**What the task asks:** Only the span from the line containing "Rebuild this chart" down to the line containing "END_DAY = 1823" is to be printed, exactly and inclusively, with pictures omitted.

**Provided data:**
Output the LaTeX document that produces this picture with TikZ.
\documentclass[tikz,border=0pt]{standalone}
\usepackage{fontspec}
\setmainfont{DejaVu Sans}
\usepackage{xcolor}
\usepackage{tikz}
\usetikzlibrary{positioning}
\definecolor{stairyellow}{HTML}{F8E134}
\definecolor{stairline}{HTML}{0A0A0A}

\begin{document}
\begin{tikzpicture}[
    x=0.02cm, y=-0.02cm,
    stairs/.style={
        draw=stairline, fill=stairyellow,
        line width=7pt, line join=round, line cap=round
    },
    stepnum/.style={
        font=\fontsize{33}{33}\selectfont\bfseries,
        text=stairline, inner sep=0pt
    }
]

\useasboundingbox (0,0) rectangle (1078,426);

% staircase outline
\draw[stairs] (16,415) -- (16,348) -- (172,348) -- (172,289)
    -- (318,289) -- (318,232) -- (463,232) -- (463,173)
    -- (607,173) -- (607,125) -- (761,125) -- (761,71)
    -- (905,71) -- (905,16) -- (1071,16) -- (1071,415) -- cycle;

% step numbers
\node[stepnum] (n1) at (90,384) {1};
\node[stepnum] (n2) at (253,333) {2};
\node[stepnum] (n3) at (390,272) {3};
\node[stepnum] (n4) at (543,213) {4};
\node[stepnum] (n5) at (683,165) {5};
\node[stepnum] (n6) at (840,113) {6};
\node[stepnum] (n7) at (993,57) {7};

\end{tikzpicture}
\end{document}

...

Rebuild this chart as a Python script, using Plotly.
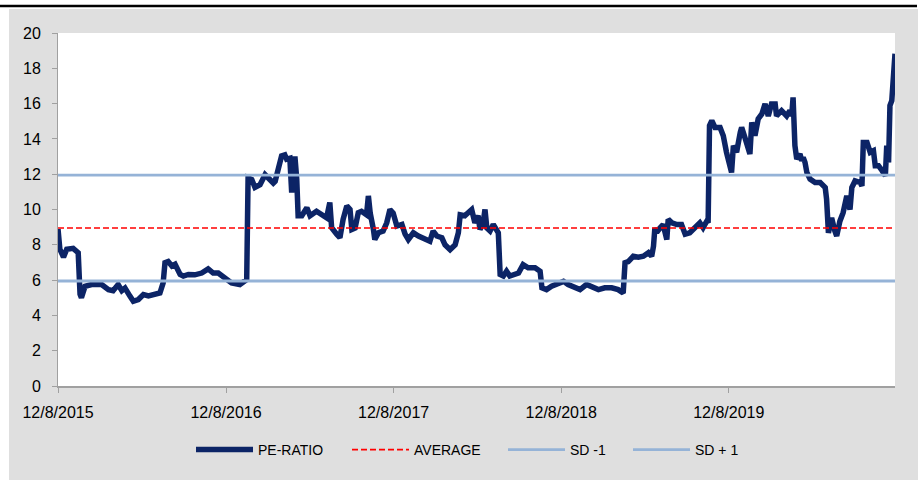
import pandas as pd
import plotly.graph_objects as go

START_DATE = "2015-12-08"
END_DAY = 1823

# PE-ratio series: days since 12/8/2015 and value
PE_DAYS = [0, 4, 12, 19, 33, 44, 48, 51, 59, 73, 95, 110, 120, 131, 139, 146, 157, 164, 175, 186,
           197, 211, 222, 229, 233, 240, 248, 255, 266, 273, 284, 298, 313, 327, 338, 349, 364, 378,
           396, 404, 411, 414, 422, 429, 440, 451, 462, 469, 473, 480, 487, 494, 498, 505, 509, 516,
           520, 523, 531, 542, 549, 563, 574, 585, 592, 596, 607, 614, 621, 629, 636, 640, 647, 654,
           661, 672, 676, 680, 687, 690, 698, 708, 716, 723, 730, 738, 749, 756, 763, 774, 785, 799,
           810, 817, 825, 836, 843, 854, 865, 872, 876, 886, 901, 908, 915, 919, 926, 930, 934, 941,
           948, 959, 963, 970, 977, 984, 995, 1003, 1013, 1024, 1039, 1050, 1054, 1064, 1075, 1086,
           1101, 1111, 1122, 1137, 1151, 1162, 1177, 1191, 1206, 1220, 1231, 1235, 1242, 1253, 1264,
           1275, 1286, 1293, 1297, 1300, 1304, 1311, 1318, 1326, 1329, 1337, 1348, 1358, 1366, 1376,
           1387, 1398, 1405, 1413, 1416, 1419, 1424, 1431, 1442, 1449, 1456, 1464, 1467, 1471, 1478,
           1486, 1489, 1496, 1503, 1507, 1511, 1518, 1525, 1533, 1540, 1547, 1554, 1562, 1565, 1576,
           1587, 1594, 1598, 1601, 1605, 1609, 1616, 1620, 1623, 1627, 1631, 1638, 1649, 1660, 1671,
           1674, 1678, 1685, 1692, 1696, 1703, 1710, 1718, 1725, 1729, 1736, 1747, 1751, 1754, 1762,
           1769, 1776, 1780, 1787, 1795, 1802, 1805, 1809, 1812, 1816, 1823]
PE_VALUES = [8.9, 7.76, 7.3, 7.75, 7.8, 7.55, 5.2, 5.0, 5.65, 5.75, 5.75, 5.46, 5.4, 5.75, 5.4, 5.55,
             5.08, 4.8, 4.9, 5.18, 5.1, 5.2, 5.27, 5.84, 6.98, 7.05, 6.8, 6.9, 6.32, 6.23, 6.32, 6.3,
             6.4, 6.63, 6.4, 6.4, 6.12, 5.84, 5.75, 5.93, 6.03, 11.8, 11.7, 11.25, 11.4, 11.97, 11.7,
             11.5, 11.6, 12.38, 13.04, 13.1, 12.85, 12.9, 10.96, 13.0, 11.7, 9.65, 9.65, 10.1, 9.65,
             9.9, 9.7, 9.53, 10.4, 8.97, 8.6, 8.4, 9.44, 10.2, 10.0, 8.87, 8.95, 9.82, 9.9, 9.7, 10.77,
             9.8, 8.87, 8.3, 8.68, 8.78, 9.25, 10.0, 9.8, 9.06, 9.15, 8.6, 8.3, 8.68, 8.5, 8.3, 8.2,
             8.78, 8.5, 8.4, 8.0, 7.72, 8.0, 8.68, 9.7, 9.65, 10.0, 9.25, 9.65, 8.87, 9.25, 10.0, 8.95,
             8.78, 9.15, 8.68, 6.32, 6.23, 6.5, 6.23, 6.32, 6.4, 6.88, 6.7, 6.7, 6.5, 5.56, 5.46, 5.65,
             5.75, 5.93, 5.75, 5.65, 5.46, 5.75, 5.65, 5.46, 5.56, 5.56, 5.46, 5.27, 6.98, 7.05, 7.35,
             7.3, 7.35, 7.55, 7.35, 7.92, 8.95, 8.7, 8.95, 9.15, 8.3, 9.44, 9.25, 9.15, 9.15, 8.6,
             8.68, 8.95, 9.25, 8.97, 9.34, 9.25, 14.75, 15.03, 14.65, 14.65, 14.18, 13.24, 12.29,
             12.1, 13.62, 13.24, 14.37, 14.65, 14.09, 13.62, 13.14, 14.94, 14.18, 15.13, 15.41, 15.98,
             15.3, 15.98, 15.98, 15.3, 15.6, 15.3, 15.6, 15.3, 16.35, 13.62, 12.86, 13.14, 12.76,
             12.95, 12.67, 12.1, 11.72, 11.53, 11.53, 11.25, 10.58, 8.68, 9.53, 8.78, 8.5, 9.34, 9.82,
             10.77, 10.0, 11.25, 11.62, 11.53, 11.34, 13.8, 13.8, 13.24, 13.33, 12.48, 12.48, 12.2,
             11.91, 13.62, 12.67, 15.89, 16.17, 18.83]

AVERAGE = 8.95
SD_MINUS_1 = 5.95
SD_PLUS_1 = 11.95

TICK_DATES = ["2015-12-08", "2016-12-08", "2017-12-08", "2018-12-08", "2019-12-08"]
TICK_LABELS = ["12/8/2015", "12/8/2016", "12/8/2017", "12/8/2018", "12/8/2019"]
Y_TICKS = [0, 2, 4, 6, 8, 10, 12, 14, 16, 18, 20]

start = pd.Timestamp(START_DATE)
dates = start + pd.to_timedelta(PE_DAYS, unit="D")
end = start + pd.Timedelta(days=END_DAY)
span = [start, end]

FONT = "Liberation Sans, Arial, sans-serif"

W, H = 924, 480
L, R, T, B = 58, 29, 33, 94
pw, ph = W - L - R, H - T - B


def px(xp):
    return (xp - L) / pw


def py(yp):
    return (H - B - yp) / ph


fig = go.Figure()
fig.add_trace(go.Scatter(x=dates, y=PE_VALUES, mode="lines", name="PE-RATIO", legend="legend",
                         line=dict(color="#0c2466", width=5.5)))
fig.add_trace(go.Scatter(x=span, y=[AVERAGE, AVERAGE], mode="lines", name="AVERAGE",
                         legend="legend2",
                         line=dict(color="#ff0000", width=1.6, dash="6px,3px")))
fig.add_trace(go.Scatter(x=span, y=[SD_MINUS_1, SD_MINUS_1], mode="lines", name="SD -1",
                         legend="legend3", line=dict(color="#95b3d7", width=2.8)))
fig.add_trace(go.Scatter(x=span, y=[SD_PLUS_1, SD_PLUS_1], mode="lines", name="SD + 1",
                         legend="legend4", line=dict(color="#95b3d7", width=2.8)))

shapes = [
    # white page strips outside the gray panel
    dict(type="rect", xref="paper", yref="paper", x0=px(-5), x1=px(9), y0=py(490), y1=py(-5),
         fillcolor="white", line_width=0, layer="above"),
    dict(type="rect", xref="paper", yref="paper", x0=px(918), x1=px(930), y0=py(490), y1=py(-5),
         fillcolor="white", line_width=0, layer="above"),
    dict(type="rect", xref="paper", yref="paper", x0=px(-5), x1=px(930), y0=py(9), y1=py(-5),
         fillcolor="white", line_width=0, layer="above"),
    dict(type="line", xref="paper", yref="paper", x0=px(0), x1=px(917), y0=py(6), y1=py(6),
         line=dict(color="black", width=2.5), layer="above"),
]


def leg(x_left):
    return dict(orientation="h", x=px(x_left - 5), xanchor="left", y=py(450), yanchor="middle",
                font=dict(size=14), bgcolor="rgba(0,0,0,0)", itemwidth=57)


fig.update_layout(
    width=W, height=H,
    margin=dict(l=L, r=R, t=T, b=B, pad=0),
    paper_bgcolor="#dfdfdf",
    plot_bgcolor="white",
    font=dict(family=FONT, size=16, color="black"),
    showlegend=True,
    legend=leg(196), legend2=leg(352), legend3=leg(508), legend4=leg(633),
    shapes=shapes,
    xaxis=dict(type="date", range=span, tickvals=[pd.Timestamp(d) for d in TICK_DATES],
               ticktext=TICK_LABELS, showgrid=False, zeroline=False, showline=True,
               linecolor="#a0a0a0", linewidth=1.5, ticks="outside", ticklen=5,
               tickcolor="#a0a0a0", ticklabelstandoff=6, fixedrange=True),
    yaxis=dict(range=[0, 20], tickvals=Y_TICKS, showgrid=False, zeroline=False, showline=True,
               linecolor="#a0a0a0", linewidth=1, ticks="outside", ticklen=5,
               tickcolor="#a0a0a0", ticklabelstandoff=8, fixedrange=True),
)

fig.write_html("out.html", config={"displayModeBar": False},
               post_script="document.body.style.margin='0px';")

**Right answer:**
Rebuild this chart as a Python script, using Plotly.
import pandas as pd
import plotly.graph_objects as go

START_DATE = "2015-12-08"
END_DAY = 1823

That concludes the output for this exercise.